GIVEN INSTRUCTION →
Look at the data below and print exactly the lines from its first line through the line with "from matplotlib.font_manager import"; the pictures stay out of the copy.

— start —

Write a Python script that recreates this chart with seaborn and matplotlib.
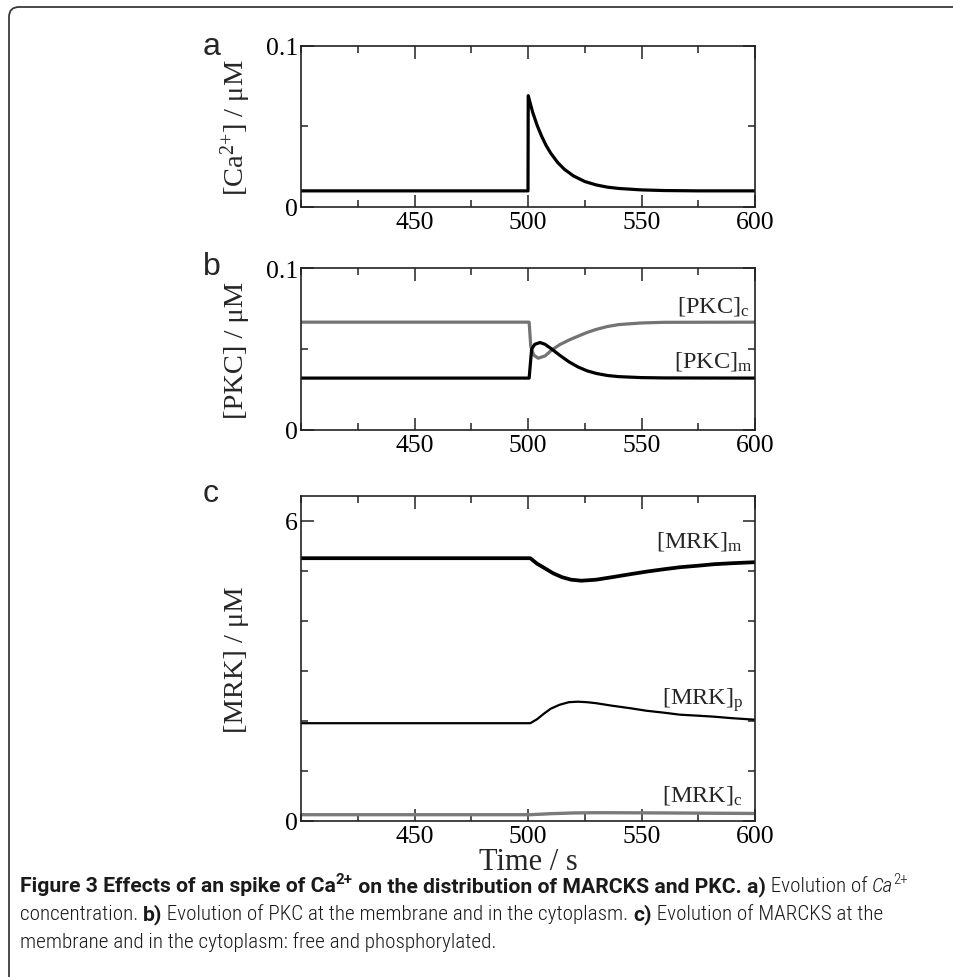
import os
import numpy as np
import pandas as pd
import seaborn as sns
import matplotlib
matplotlib.use("Agg")
import matplotlib.pyplot as plt
from matplotlib.ticker import FixedLocator, FixedFormatter, MultipleLocator
from matplotlib.patches import FancyBboxPatch
from matplotlib import font_manager as fm
from matplotlib.font_manager import FontProperties

# ---------------- data ----------------
time_ca = [400, 500, 500.1, 502, 504, 506, 508, 510, 513, 516, 520, 525, 530, 535, 540, 550, 560, 575, 600]
ca = [0.0100, 0.0100, 0.0690, 0.0590, 0.0507, 0.0439, 0.0381, 0.0334, 0.0277, 0.0234, 0.0193,
      0.0158, 0.0137, 0.0123, 0.0115, 0.0106, 0.0102, 0.0100, 0.0100]

time_pkc_c = [400, 500.5, 501.2, 502.5, 504.5, 507.5, 510.5, 514, 518, 522, 526, 530, 535, 540, 550, 560, 600]
pkc_c = [0.0667, 0.0667, 0.0520, 0.0463, 0.0444, 0.0458, 0.0495, 0.0528, 0.0556, 0.0580, 0.0603,
         0.0622, 0.0640, 0.0652, 0.0662, 0.0666, 0.0667]

time_pkc_m = [400, 500.5, 501.6, 503, 505.3, 507.5, 510.5, 514, 518, 522, 526, 530, 535, 540, 550, 560, 600]
pkc_m = [0.0321, 0.0321, 0.0500, 0.0530, 0.0541, 0.0530, 0.0500, 0.0462, 0.0422, 0.0390, 0.0366,
         0.0350, 0.0337, 0.0330, 0.0324, 0.0322, 0.0321]

time_mrk_m = [400, 501, 504, 507, 511, 515, 519, 523.5, 530, 537, 545, 552, 560, 567, 575, 582, 590, 600]
mrk_m = [5.25, 5.25, 5.14, 5.06, 4.95, 4.87, 4.82, 4.80, 4.82, 4.87, 4.93, 4.98, 5.03, 5.07, 5.10,
         5.13, 5.15, 5.17]

time_mrk_p = [400, 501, 504, 507, 510, 514, 518, 522, 526, 530, 537, 545, 552, 560, 567, 575, 582, 590, 600]
mrk_p = [1.95, 1.95, 2.03, 2.14, 2.24, 2.32, 2.37, 2.38, 2.37, 2.35, 2.30, 2.25, 2.20, 2.16, 2.12,
         2.10, 2.08, 2.05, 2.02]

time_mrk_c = [400, 501, 510, 520, 530, 545, 560, 580, 600]
mrk_c = [0.12, 0.12, 0.14, 0.155, 0.16, 0.158, 0.155, 0.15, 0.145]

x_major_ticks = [450, 500, 550, 600]
x_tick_labels = ["450", "500", "550", "600"]
y_ticks_small = [0, 0.1]
y_tick_labels_small = ["0", "0.1"]
y_ticks_mrk = [0, 6]
y_tick_labels_mrk = ["0", "6"]

panel_letters = ["a", "b", "c"]
y_labels = ["[Ca$^{2{+}}$] / \u03bcM", "[PKC] / \u03bcM", "[MRK] / \u03bcM"]
x_label = "Time / s"

caption_lines = [
    [("Figure 3 Effects of an spike of Ca", "bold"), ("2+", "bold_sup"),
     (" on the distribution of MARCKS and PKC. a)", "bold"), (" Evolution of ", "regular"),
     ("Ca", "italic"), ("2+", "regular_sup")],
    [("concentration. ", "regular"), ("b)", "bold"),
     (" Evolution of PKC at the membrane and in the cytoplasm. ", "regular"), ("c)", "bold"),
     (" Evolution of MARCKS at the", "regular")],
    [("membrane and in the cytoplasm: free and phosphorylated.", "regular")],
]

# ---------------- style ----------------
sns.set_theme(style="ticks")
plt.rcParams["font.family"] = ["Liberation Serif", "DejaVu Serif"]
plt.rcParams["mathtext.default"] = "regular"
plt.rcParams["axes.linewidth"] = 1.2
plt.rcParams["axes.edgecolor"] = "#222222"

W, H = 954, 978
fig = plt.figure(figsize=(W / 100, H / 100), dpi=100)
fig.patch.set_facecolor("white")


def ax_rect(left, top, right, bottom):
    return [left / W, 1 - bottom / H, (right - left) / W, (bottom - top) / H]


ax_a = fig.add_axes(ax_rect(301, 46.7, 755, 208))
ax_b = fig.add_axes(ax_rect(301, 269.3, 755, 431))
ax_c = fig.add_axes(ax_rect(301, 496.7, 755, 821.7))
axes = [ax_a, ax_b, ax_c]

# ---------------- curves ----------------
sns.lineplot(x=time_ca, y=ca, ax=ax_a, color="black", lw=2.3, estimator=None, sort=False)

sns.lineplot(x=time_pkc_c, y=pkc_c, ax=ax_b, color="#737373", lw=2.3, estimator=None, sort=False)
sns.lineplot(x=time_pkc_m, y=pkc_m, ax=ax_b, color="black", lw=2.3, estimator=None, sort=False)

sns.lineplot(x=time_mrk_c, y=mrk_c, ax=ax_c, color="#7a7a7a", lw=2.4, estimator=None, sort=False)
sns.lineplot(x=time_mrk_p, y=mrk_p, ax=ax_c, color="black", lw=1.6, estimator=None, sort=False)
sns.lineplot(x=time_mrk_m, y=mrk_m, ax=ax_c, color="black", lw=2.7, estimator=None, sort=False)

# ---------------- axes formatting ----------------
for ax in axes:
    ax.set_xlim(400, 600)
    ax.xaxis.set_major_locator(FixedLocator(x_major_ticks))
    ax.xaxis.set_major_formatter(FixedFormatter(x_tick_labels))
    ax.xaxis.set_minor_locator(MultipleLocator(25))
    ax.tick_params(which="both", direction="in", top=True, right=True, colors="#222222",
                   labelcolor="black", labelsize=18.5)
    ax.tick_params(which="major", length=9, width=1.1)
    ax.tick_params(which="minor", length=5, width=1.1)
    ax.tick_params(axis="x", pad=3)
    ax.tick_params(axis="y", pad=2)
    ax.set_xlabel("")
    ax.set_ylabel("")
    ax.set_facecolor("white")

for ax in (ax_a, ax_b):
    ax.set_ylim(0, 0.1)
    ax.yaxis.set_major_locator(FixedLocator(y_ticks_small))
    ax.yaxis.set_major_formatter(FixedFormatter(y_tick_labels_small))
    ax.yaxis.set_minor_locator(FixedLocator([0.05]))

ax_c.set_ylim(0, 6.5)
ax_c.yaxis.set_major_locator(FixedLocator(y_ticks_mrk))
ax_c.yaxis.set_major_formatter(FixedFormatter(y_tick_labels_mrk))
ax_c.yaxis.set_minor_locator(FixedLocator([1, 2, 3, 4, 5]))

for ax, lab in zip(axes, y_labels):
    ax.set_ylabel(lab, fontsize=20.5)
    ax.yaxis.set_label_coords(-0.143, 0.5)
    ax.yaxis.label.set_verticalalignment("center")
    ax.yaxis.label.set_rotation_mode("anchor")

ax_c.set_xlabel(x_label, fontsize=22)
ax_c.xaxis.set_label_coords(0.5, (821.7 - 870) / 325.0)
ax_c.xaxis.label.set_verticalalignment("baseline")

# curve labels
lab_kw = dict(fontsize=17.5, ha="right", va="baseline")
ax_b.text(597.5, 0.0735, "[PKC]$_{c}$", **lab_kw)
ax_b.text(599.0, 0.0390, "[PKC]$_{m}$", **lab_kw)
ax_c.text(594.5, 5.49, "[MRK]$_{m}$", **lab_kw)
ax_c.text(595.0, 2.33, "[MRK]$_{p}$", **lab_kw)
ax_c.text(594.5, 0.40, "[MRK]$_{c}$", **lab_kw)

# panel letters
for letter, base in zip(panel_letters, [55, 275, 502]):
    fig.text(203 / W, 1 - base / H, letter, family=["Liberation Sans", "DejaVu Sans"],
             fontsize=23, ha="left", va="baseline")

# frame (rounded top-left corner; right/bottom sides lie outside the page)
frame = FancyBboxPatch((0.09, -0.6), 10.6, 9.70 + 0.6, boxstyle="round,pad=0,rounding_size=0.1",
                       transform=fig.dpi_scale_trans, fill=False, edgecolor="#3a3a3a", lw=1.3,
                       clip_on=False)
fig.add_artist(frame)


# ---------------- caption ----------------
def collect_font_files():
    files = {}
    for f in fm.fontManager.ttflist:
        files.setdefault(os.path.basename(f.fname).lower(), f.fname)
    for d in ["/usr/share/fonts", "/usr/local/share/fonts", os.path.expanduser("~/.fonts")]:
        if os.path.isdir(d):
            for root, _, names in os.walk(d):
                for n in names:
                    files.setdefault(n.lower(), os.path.join(root, n))
    return files


font_files = collect_font_files()


def first_font(names, fallback):
    for n in names:
        if n in font_files:
            return FontProperties(fname=font_files[n])
    return fallback


reg_fp = first_font(["robotocondensed-light.ttf", "liberationsansnarrow-regular.ttf",
                     "notosans-condensedlight.ttf", "notosans-condensed.ttf",
                     "robotocondensed-regular.ttf", "dejavusanscondensed.ttf"],
                    FontProperties(family="Noto Sans"))
ital_fp = first_font(["robotocondensed-lightitalic.ttf", "liberationsansnarrow-italic.ttf",
                      "notosans-condensedlightitalic.ttf", "notosans-condenseditalic.ttf",
                      "robotocondensed-italic.ttf", "dejavusanscondensed-oblique.ttf"],
                     FontProperties(family="Noto Sans", style="italic"))
bold_options = [font_files[n] for n in
                ["robotocondensed-bold.ttf", "liberationsansnarrow-bold.ttf", "notosans-condensedbold.ttf",
                 "notosans-semicondensedbold.ttf", "roboto-bold.ttf", "notosans-bold.ttf",
                 "liberationsans-bold.ttf", "opensans-bold.ttf"]
                if n in font_files]
bold_options = [FontProperties(fname=p) for p in bold_options] or [FontProperties(family="Noto Sans", weight="bold")]

cap_fonts = {"regular": reg_fp, "italic": ital_fp, "bold": bold_options[0]}

renderer = fig.canvas.get_renderer()


def measure(s, fp):
    w1 = renderer.get_text_width_height_descent("X" + s + "X", fp, ismath=False)[0]
    w0 = renderer.get_text_width_height_descent("XX", fp, ismath=False)[0]
    return w1 - w0


def piece_fp(kind, size):
    sup = kind.endswith("_sup")
    fp = cap_fonts[kind.replace("_sup", "")].copy()
    fp.set_size(size * 0.72 if sup else size)
    return fp, sup


def line_width(pieces, size):
    return sum(measure(t, piece_fp(k, size)[0]) for t, k in pieces)


# size from the all-regular last line, bold face chosen to make line 1 fit
base_size = 16.0
cap_size = base_size * 475.0 / line_width(caption_lines[2], base_size)
cap_size = min(19.0, cap_size)
best = None
for bfp in bold_options:
    cap_fonts["bold"] = bfp
    w1 = line_width(caption_lines[0], cap_size)
    w2 = line_width(caption_lines[1], cap_size)
    err = abs(w1 - 885.0) + abs(w2 - 870.0)
    if w1 <= 925 and (best is None or err < best[0]):
        best = (err, bfp)
if best is not None:
    cap_fonts["bold"] = best[1]
else:
    cap_fonts["bold"] = bold_options[0]

for pieces, base in zip(caption_lines, [892, 920, 948]):
    x = 20.0
    for t, k in pieces:
        fp, sup = piece_fp(k, cap_size)
        y = base - (cap_size * 0.40 * 100 / 72 if sup else 0)
        fig.text(x / W, 1 - y / H, t, fontproperties=fp, ha="left", va="baseline", color="#1a1a1a")
        x += measure(t, fp)

fig.savefig("out.png", dpi=100)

— end —

REPLY TO THE TASK →
Write a Python script that recreates this chart with seaborn and matplotlib.
import os
import numpy as np
import pandas as pd
import seaborn as sns
import matplotlib
matplotlib.use("Agg")
import matplotlib.pyplot as plt
from matplotlib.ticker import FixedLocator, FixedFormatter, MultipleLocator
from matplotlib.patches import FancyBboxPatch
from matplotlib import font_manager as fm
from matplotlib.font_manager import FontProperties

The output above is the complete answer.